Marcel Lajos Breuer was born on the 21st May, 1902. He was a Hungarian-born modernist architect and furniture designer.
Breuer was also considered one of the most-influential designers within International Style; art forms which displayed the industrial age through new forms and newly developed technology. In 1925, the Wassily chair was invented, inspired by the design of bicycle handlebars. He is well known for designing the Wassily Chair and the Cesca Chair, two of the most significant chairs of the 20th century, during his time at the Bauhaus. He studied, and later taught there from 1920 - 1928.
Come 1928, Breuer established the private practice of architecture in Berlin. There, he designed the Dolderthal Apartments in Zurich from 1934 - 1936 upon the request of Swiss architectural Sigfried Giedion. During the two years he worked at an architectural practice in London, he designed laminate plywood furniture for the Isokon firm, in collaboration with F.R.S Yorke. This project would go on to be excessively replicated and reproduced for time to come. In 1937 he went to Harvard University where he taught architecture, and from 1938 to 1941 he practiced with Gropius in Cambridge, Massachusetts. Their synthesis of Bauhaus internationalism with New England regional aspects of wood-frame building greatly influenced domestic architecture throughout the United States. Examples of this style of building were Breuer’s own house at Lincoln, Massachusetts (1939), and the Chamberlain cottage at Wayland, Massachusetts (1940).

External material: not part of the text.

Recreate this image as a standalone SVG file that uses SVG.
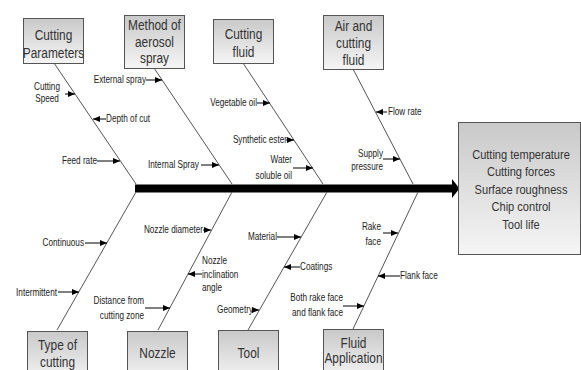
<svg xmlns="http://www.w3.org/2000/svg" width="581" height="370" viewBox="0 0 581 370">
<defs>
<linearGradient id="g" x1="0" y1="0" x2="0" y2="1">
<stop offset="0" stop-color="#c9c9c9"/>
<stop offset="1" stop-color="#f5f5f5"/>
</linearGradient>
<marker id="ah" markerUnits="userSpaceOnUse" markerWidth="7" markerHeight="6" refX="7" refY="3" orient="auto">
<path d="M0,0 L7,3 L0,6 z" fill="#000"/>
</marker>
</defs>
<style>
.box{fill:url(#g);stroke:#555;stroke-width:1}
.bt{font-family:"Liberation Sans",Arial,sans-serif;font-size:14.5px;fill:#333;text-anchor:middle}
.et{font-family:"Liberation Sans",Arial,sans-serif;font-size:13.5px;fill:#333;text-anchor:middle}
.bone{stroke:#555;stroke-width:1;fill:none}
.ar{stroke:#000;stroke-width:1;fill:none;marker-end:url(#ah)}
.lt{font-family:"Liberation Sans",Arial,sans-serif;font-size:10.5px;fill:#222}
.e{text-anchor:end}
.m{text-anchor:middle}
</style>
<rect width="581" height="370" fill="#fff"/>

<g id="connectors">
<line x1="135" y1="188.5" x2="453" y2="188.5" stroke="#000" stroke-width="8"/>
<path d="M452,179 L459.5,188.5 L452,198 z" fill="#000"/>
<line class="bone" x1="54" y1="63" x2="136" y2="184"/>
<line class="bone" x1="154" y1="68" x2="232" y2="184"/>
<line class="bone" x1="243" y1="63" x2="323" y2="184"/>
<line class="bone" x1="353" y1="69" x2="413" y2="184"/>
<line class="bone" x1="136" y1="192" x2="57" y2="330"/>
<line class="bone" x1="232" y1="192" x2="158" y2="330"/>
<line class="bone" x1="327" y1="192" x2="248" y2="330"/>
<line class="bone" x1="418" y1="192" x2="353" y2="329"/>
<line class="ar" x1="65" y1="94" x2="75" y2="94"/>
<line class="ar" x1="106" y1="119" x2="93" y2="119"/>
<line class="ar" x1="97" y1="161" x2="120" y2="161"/>
<line class="ar" x1="146" y1="80" x2="162" y2="80"/>
<line class="ar" x1="201" y1="165" x2="219" y2="165"/>
<line class="ar" x1="257" y1="103" x2="270" y2="103"/>
<line class="ar" x1="286" y1="140" x2="294" y2="140"/>
<line class="ar" x1="293" y1="168" x2="313" y2="168"/>
<line class="ar" x1="387" y1="112" x2="376" y2="112"/>
<line class="ar" x1="383" y1="159" x2="400" y2="159"/>
<line class="ar" x1="85" y1="243" x2="107" y2="243"/>
<line class="ar" x1="58" y1="292" x2="79" y2="292"/>
<line class="ar" x1="203" y1="230" x2="211" y2="230"/>
<line class="ar" x1="202" y1="274" x2="188" y2="274"/>
<line class="ar" x1="145" y1="308" x2="170" y2="308"/>
<line class="ar" x1="277" y1="237" x2="301" y2="237"/>
<line class="ar" x1="300" y1="267" x2="284" y2="267"/>
<line class="ar" x1="253" y1="310" x2="259" y2="310"/>
<line class="ar" x1="383" y1="233" x2="398" y2="233"/>
<line class="ar" x1="400" y1="276" x2="378" y2="276"/>
<line class="ar" x1="343" y1="306" x2="364" y2="306"/>
</g>

<g id="labels">
<text class="lt m" transform="translate(47,90) scale(.78,1)">Cutting</text>
<text class="lt m" transform="translate(47,102) scale(.78,1)">Speed</text>
<text class="lt" transform="translate(106,122) scale(.78,1)">Depth of cut</text>
<text class="lt e" transform="translate(97,164) scale(.78,1)">Feed rate</text>
<text class="lt e" transform="translate(146,83) scale(.78,1)">External spray</text>
<text class="lt" transform="translate(148,168) scale(.78,1)">Internal Spray</text>
<text class="lt e" transform="translate(257,106) scale(.78,1)">Vegetable oil</text>
<text class="lt e" transform="translate(287,143) scale(.78,1)">Synthetic ester</text>
<text class="lt e" transform="translate(292,163) scale(.78,1)">Water</text>
<text class="lt e" transform="translate(292,179) scale(.78,1)">soluble oil</text>
<text class="lt" transform="translate(388,115) scale(.78,1)">Flow rate</text>
<text class="lt e" transform="translate(383,157) scale(.78,1)">Supply</text>
<text class="lt e" transform="translate(383,170) scale(.78,1)">pressure</text>
<text class="lt e" transform="translate(84,246) scale(.78,1)">Continuous</text>
<text class="lt e" transform="translate(57,296) scale(.78,1)">Intermittent</text>
<text class="lt e" transform="translate(203,233) scale(.78,1)">Nozzle diameter</text>
<text class="lt" transform="translate(202,264) scale(.78,1)">Nozzle</text>
<text class="lt" transform="translate(202,278) scale(.78,1)">inclination</text>
<text class="lt" transform="translate(202,291) scale(.78,1)">angle</text>
<text class="lt e" transform="translate(144,304) scale(.78,1)">Distance from</text>
<text class="lt e" transform="translate(144,319) scale(.78,1)">cutting zone</text>
<text class="lt e" transform="translate(277,240) scale(.78,1)">Material</text>
<text class="lt" transform="translate(300,270) scale(.78,1)">Coatings</text>
<text class="lt e" transform="translate(253,313) scale(.78,1)">Geometry</text>
<text class="lt e" transform="translate(381,230) scale(.78,1)">Rake</text>
<text class="lt e" transform="translate(381,245) scale(.78,1)">face</text>
<text class="lt" transform="translate(400,279) scale(.78,1)">Flank face</text>
<text class="lt e" transform="translate(343,301) scale(.78,1)">Both rake face</text>
<text class="lt e" transform="translate(343,316) scale(.78,1)">and flank face</text>
</g>

<g id="cutting-parameters">
<rect class="box" x="23.5" y="18.5" width="60" height="45"/>
<text class="bt" transform="translate(53.5,40) scale(.82,1)">Cutting</text>
<text class="bt" transform="translate(53.5,58) scale(.82,1)">Parameters</text>
</g>
<g id="method-of-aerosol-spray">
<rect class="box" x="124.5" y="15.5" width="60" height="53"/>
<text class="bt" transform="translate(154.5,30) scale(.82,1)">Method of</text>
<text class="bt" transform="translate(154.5,47) scale(.82,1)">aerosol</text>
<text class="bt" transform="translate(154.5,63) scale(.82,1)">spray</text>
</g>
<g id="cutting-fluid">
<rect class="box" x="213.5" y="19.5" width="60" height="44"/>
<text class="bt" transform="translate(243.5,39) scale(.82,1)">Cutting</text>
<text class="bt" transform="translate(243.5,57) scale(.82,1)">fluid</text>
</g>
<g id="air-and-cutting-fluid">
<rect class="box" x="323.5" y="15.5" width="60" height="54"/>
<text class="bt" transform="translate(353.5,31) scale(.82,1)">Air and</text>
<text class="bt" transform="translate(353.5,48) scale(.82,1)">cutting</text>
<text class="bt" transform="translate(353.5,65) scale(.82,1)">fluid</text>
</g>
<g id="type-of-cutting">
<rect class="box" x="27.5" y="331.5" width="60" height="50"/>
<text class="bt" transform="translate(57.5,350) scale(.82,1)">Type of</text>
<text class="bt" transform="translate(57.5,367) scale(.82,1)">cutting</text>
</g>
<g id="nozzle">
<rect class="box" x="127.5" y="331.5" width="60" height="50"/>
<text class="bt" transform="translate(157.5,358) scale(.82,1)">Nozzle</text>
</g>
<g id="tool">
<rect class="box" x="218.5" y="330.5" width="60" height="50"/>
<text class="bt" transform="translate(248.5,358) scale(.82,1)">Tool</text>
</g>
<g id="fluid-application">
<rect class="box" x="323.5" y="329.5" width="60" height="50"/>
<text class="bt" transform="translate(353.5,348) scale(.82,1)">Fluid</text>
<text class="bt" transform="translate(353.5,363) scale(.82,1)">Application</text>
</g>
<g id="effect">
<rect class="box" x="458.5" y="122.5" width="122" height="132"/>
<text class="et" transform="translate(521,158.5) scale(.82,1)">Cutting temperature</text>
<text class="et" transform="translate(521,176) scale(.82,1)">Cutting forces</text>
<text class="et" transform="translate(521,193.5) scale(.82,1)">Surface roughness</text>
<text class="et" transform="translate(521,211) scale(.82,1)">Chip control</text>
<text class="et" transform="translate(521,228.5) scale(.82,1)">Tool life</text>
</g>
</svg>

Breuer moved to New York City in 1946, and thereafter attracted numerous major commissions: the Sarah Lawrence College Theatre, Bronxville, New York (1952); the United Nations Educational, Scientific and Cultural Organization (UNESCO) Headquarters, Paris (1953–58; with Pier Luigi Nervi and Bernard Zehrfuss); St. John’s Abbey, Collegeville, Minnesota (1953–61); De Bijenkorf department store, Rotterdam (1955–57); the International Business Machines (IBM) research centre, La Gaude, France (1960–62); and the Whitney Museum of American Art, New York City (completed 1966); and the headquarters for the Department of Housing and Urban Development (HUD), Washington, D.C. (1963–68). He retired from practice in 1976.